You should be able to do this without sorting, and with only looking at each character in each string once in the worst case.

here is a ruby script that puts the index to the console:

mystrings = ["apple", "banana", "cucumber", "banking"]
minlength = getMinLengthString(mystrings) #not defined here

char_set = {}

(0..minlength).each do |char_index|
  char_set[mystrings[0][char_index].chr] = 1
  (1..mystrings.length).each do |string_index|
    comparing_char = mystrings[string_index][char_index].chr
    break if char_set[comparing_char]
    if string_index == (mystrings.length - 1) then
      puts string_index
      exit
    else
      char_set[comparing_char] = 1
    end     
  end
  char_set.clear
end
puts minlength

the result is 3.

Here's the same general snippet in C#, if it is more legible for you:

string[] mystrings = { "apple", "banana", "cucumber", "banking" };

//defined elsewhere...
int minlength = GetMinStringLengthFromStringArray(mystrings);

Dictionary<char, int> charSet = new Dictionary<char, int>();

for (int char_index = 0; char_index < minlength; char_index++)
{
    charSet.Add(mystrings[0][char_index], 1);

    for (int string_index = 1; string_index < mystrings.Length; string_index++)
    {
        char comparing_char = mystrings[string_index][char_index];

        if (charSet.ContainsKey(comparing_char))
        {
             break;
        }
        else
        {
             if (string_index == mystrings.Length - 1)
             {
                  Console.Out.WriteLine("Index is: " + string_index.ToString());
                  return;
             }
             else
             {
                  charSet.Add(comparing_char, 1);
             }
        }
    }

    charSet.Clear();
}
Console.Out.WriteLine("Index is: " + minlength.ToString());

Answer 5

Agree w/ gs, use of set is appropriate.
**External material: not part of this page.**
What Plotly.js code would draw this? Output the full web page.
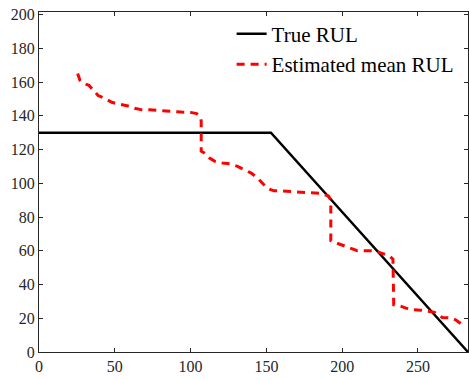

Your p-code translated to python, lightly tested:

minlen = min( len( x ) for x in strings )
myset = set()
for i in range( minlen ):
    for s in strings:
        sub = s[:i+1]
        if sub in myset:
            break
        myset.add( sub )
    if len( myset ) == len( strings ):
        print i
        break
    myset.clear()

With each iteration through strings, you need to check for existence of a value against all previously encountered values. That says hash- or set-type structure to me.

Answer 6

Here's my solution in Python:

words = ["apple", "banana", "cucumber", "banking"]

for i in range(len(min(words))):
    d = defaultdict(int)
    for word in words:
        d[word[i]] += 1
    if max(d.values()) == 1:
        return i

I didn't write in anything to handle the case where no minimum index is found by the time you reach the end of the shortest word, but I'm sure you get the idea.